Nai Nai has stage four terminal lung cancer and about three months left to live. Everyone in the family knows that. Everyone, but Nai Nai. She thinks that the persistent cough she’s been having is a leftover infection from a previous pneumonia. That the spots from her CT scan are just “benign shadows.” And that her grandson Hao Hao’s recent wedding announcement is exactly that—a wedding. What she doesn’t know is that her family has decided to keep her terminal diagnosis from her and is using Hao Hao’s wedding as an excuse for family members scattered around the world to return to China and see Nai Nai for the last time. 

L to R: “Jiang Yongbo, Aoi Mizuhara, Chen Han, Tzi Ma, Awkwafina, Li Xiang, Lu Hong, and Diana Lin.” Courtesy of Big Beach.

This is the premise of Lulu Wang’s The Farewell, which centres a Chinese family whom, in accordance with a longstanding Chinese tradition, makes the executive decision to withhold the truth of Nai Nai’s illness from her, in hopes that she can live out the rest of her life without the painful knowledge of her impending death. As much as the film is about a final farewell to a beloved grandmother then, self-evident in its English title—The Farewell—it is also equally about deception. The Chinese title of the film is a clever nod to that theme—别告诉她, which translates to Don’t Tell Her.

While the decision to keep Nai Nai’s illness a secret from her is made consensually with most of the family members, it does not go without challenge from a certain granddaughter with a liberal belief system of her own. Billi is a Chinese-American in her thirties residing in New York City, having immigrated there with her parents more than twenty years ago. Straddling two vastly distinct cultures—Chinese and American—she is uniquely positioned to offer the audience an Americanised perspective on (what she perceives as) the confusing customs of the Chinese world. Through Billi, who does not understand why Nai Nai cannot know the truth of her condition and repeatedly questions the people around her about the morality behind the decision, the film introduces and explores the two opposing perspectives on the issue. 

Out of the five times the question of telling Nai Nai is raised, Billi is responsible for four of them. We see her protesting the decision again and again, bringing the question up to her parents, her Aunt, her Uncle, and even the doctor who treats Nai Nai. She rehashes the same question: 

“She doesn’t have a lot of time left. She should know, right?” 

“Don’t you think we should tell Nai Nai?” 

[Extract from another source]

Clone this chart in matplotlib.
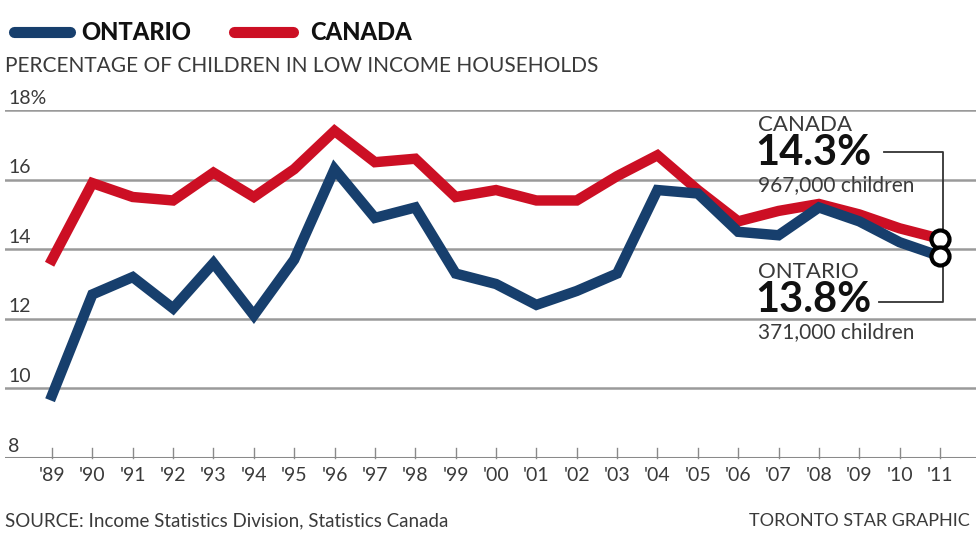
import matplotlib
matplotlib.use('Agg')
import matplotlib.pyplot as plt
from matplotlib.lines import Line2D

plt.rcParams['font.family'] = ['Lato', 'DejaVu Sans']

# ---- Data (percent of children in low income households)
years = ["'89", "'90", "'91", "'92", "'93", "'94", "'95", "'96", "'97", "'98", "'99", "'00",
         "'01", "'02", "'03", "'04", "'05", "'06", "'07", "'08", "'09", "'10", "'11"]
ontario = [9.8, 12.7, 13.2, 12.3, 13.6, 12.1, 13.7, 16.3, 14.9, 15.2, 13.3, 13.0,
           12.4, 12.8, 13.3, 15.7, 15.6, 14.5, 14.4, 15.2, 14.8, 14.2, 13.8]
canada = [13.7, 15.9, 15.5, 15.4, 16.2, 15.5, 16.3, 17.4, 16.5, 16.6, 15.5, 15.7,
          15.4, 15.4, 16.1, 16.7, 15.7, 14.8, 15.1, 15.3, 15.0, 14.6, 14.3]
y_ticks = [8, 10, 12, 14, 16, 18]
y_labels = ['8', '10', '12', '14', '16', '18%']

NAVY = '#173f6d'
RED = '#cc0f24'
GRID = '#9a9a9a'
TXT = '#3a3a3a'

W, H = 976, 534
fig = plt.figure(figsize=(W / 100, H / 100), dpi=100)
fig.patch.set_facecolor('white')


def fx(px):
    return px / W


def fy(py):
    return 1 - py / H


# ---- Axes: left edge at px 5, right edge at 976, y 8 at px 458, y 18 at px 110
ax = fig.add_axes([fx(5), fy(458), fx(971), (458 - 110) / H])
x = list(range(len(years)))
step = 40.36
ax.set_xlim(-47 / step, 22 + 36 / step)
ax.set_ylim(8, 18)
ax.axis('off')

for v, lab in zip(y_ticks, y_labels):
    if v > 8:
        ax.axhline(v, color=GRID, lw=1.8, zorder=1)
    ax.text(fx(8), fy(110 + (18 - v) * 34.8 - 12), lab, transform=fig.transFigure,
            ha='left', va='center', fontsize=14, color=TXT)

# bottom axis with small ticks
ax.axhline(8, color='#8a8a8a', lw=2.2, zorder=1)
for i, lab in enumerate(years):
    ax.plot([i, i], [8, 8.28], color='#8a8a8a', lw=1.0, zorder=1, clip_on=False)
    ax.text(i, 7.5, lab, ha='center', va='center', fontsize=14, color=TXT)

ax.plot(x, canada, color=RED, lw=7.5, solid_joinstyle='miter', zorder=3)
ax.plot(x, ontario, color=NAVY, lw=7.5, solid_joinstyle='miter', zorder=3)
ax.plot([x[-1]], [canada[-1]], 'o', ms=13, mfc='white', mec='black', mew=3, zorder=5)
ax.plot([x[-1]], [ontario[-1]], 'o', ms=13, mfc='white', mec='black', mew=3, zorder=5)

# ---- Bracket for annotations
bx = 22.07
ax.plot([20.62, bx, bx, 20.5], [16.8, 16.8, 12.48, 12.48], color='#333333', lw=1.3,
        zorder=4, clip_on=False)

ax.text(fx(758), fy(125), 'CANADA', transform=fig.transFigure, ha='left', va='center',
        fontsize=16, color=TXT)
ax.text(fx(755), fy(153), '14.3%', transform=fig.transFigure, ha='left', va='center',
        fontsize=30, fontweight='bold', color='#111111')
ax.text(fx(758), fy(185), '967,000 children', transform=fig.transFigure, ha='left',
        va='center', fontsize=15, color=TXT)
ax.text(fx(758), fy(272), 'ONTARIO', transform=fig.transFigure, ha='left', va='center',
        fontsize=16, color=TXT)
ax.text(fx(755), fy(300), '13.8%', transform=fig.transFigure, ha='left', va='center',
        fontsize=30, fontweight='bold', color='#111111')
ax.text(fx(758), fy(332), '371,000 children', transform=fig.transFigure, ha='left',
        va='center', fontsize=15, color=TXT)

# ---- Legend
fig.add_artist(Line2D([fx(14), fx(70)], [fy(32), fy(32)], color=NAVY, lw=8,
                      solid_capstyle='round', transform=fig.transFigure))
fig.text(fx(81), fy(32), 'ONTARIO', ha='left', va='center', fontsize=17,
         fontweight='black', color='#111111')
fig.add_artist(Line2D([fx(234), fx(293)], [fy(32), fy(32)], color=RED, lw=8,
                      solid_capstyle='round', transform=fig.transFigure))
fig.text(fx(310), fy(32), 'CANADA', ha='left', va='center', fontsize=17,
         fontweight='black', color='#111111')

fig.text(fx(5), fy(66), 'PERCENTAGE OF CHILDREN IN LOW INCOME HOUSEHOLDS', ha='left',
         va='center', fontsize=15, color=TXT)

# ---- Footer
fig.text(fx(5), fy(521), 'SOURCE: Income Statistics Division, Statistics Canada', ha='left',
         va='center', fontsize=13.5, color=TXT)
fig.text(fx(970), fy(521), 'TORONTO STAR GRAPHIC', ha='right', va='center', fontsize=13,
         color=TXT)

fig.savefig('out.png', dpi=100, facecolor='white')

“Are you going to tell her?”

“Don’t you think it’s wrong to lie?” 

L-R: “Aoi Mizuhara, Chen Han, Tzi Ma, Awkwafina, Li Xiang, Lu Hong, and Diana Lin”.” Credit: A24 Films

Coming in with a Westernised point of view, Billi voices out what some of us are thinking: Isn’t it Nai Nai’s right to know? Isn’t it illegal not to tell her? What if she has things she wants to take care of? To say goodbye? To these questions, we receive some answers from the Chinese viewpoint:

Billi’s mother explains that Chinese people have a saying, “When people get cancer, they die. It’s not the cancer that kills them, it’s the fear.” Billi’s Aunt is matter-of-fact and tells her plain that it’s too painful for Nai Nai to say goodbye and the news of her illness might ruin her good mood. The doctor justifies the lie by saying that it is a “good lie,” a compassionate one to spare her the truth and allow her to enjoy the remainder of her life. But it is Uncle Haibin’s monologue-answer, delivered with such authority, that is the most impactful and which ultimately convinces Billi to stop questioning the family’s decision. He says:  

You know Billi. You need to understand something. You guys moved to a Western country a long time ago, so you’re no longer connected to the Eastern way of looking at things. In America, you think one’s life belongs to oneself. But that’s the difference between the East and the West. In the East, your life is part of a whole. Family. Society. You want to tell Nai Nai the truth because you feel too much responsibility carrying it. If you tell her, then you don’t have to feel guilty anymore. We’re not telling her because it is our responsibility to carry this emotional burden for her. 

And with that, Billi tacitly agrees to keep the secret and the wedding proceeds smoothly as planned. Resembling a pre-death funeral for her, the wedding is a teary one with a eulogy-like tribute made to Nai Nai by Uncle Haibin. Having had to suppress their grief the entire time leading up to the occasion, Uncle Haibin and Hao Hao use the wedding as an opportunity for emotional catharsis. The two take turns to cry uncontrollably, passing tears of sadness as tears of joy.   

As we watch the movie, it is hard not to imagine ourselves in Billi’s position. Would we tell? In the end, the film passes no judgement on which paradigm—Eastern or Western, collectivist or individualist—is right or wrong. Rather, it implores us to understand where each side is coming from and learn the cultural reasonings behind it. To tell or not to tell? This is a difficult question with no straightforward answer and Wang does not attempt to give one to us. If there is a message at all in the film, it appears to be cultural relativism: resisting our impulse to judge a foreign culture by the standards of our own.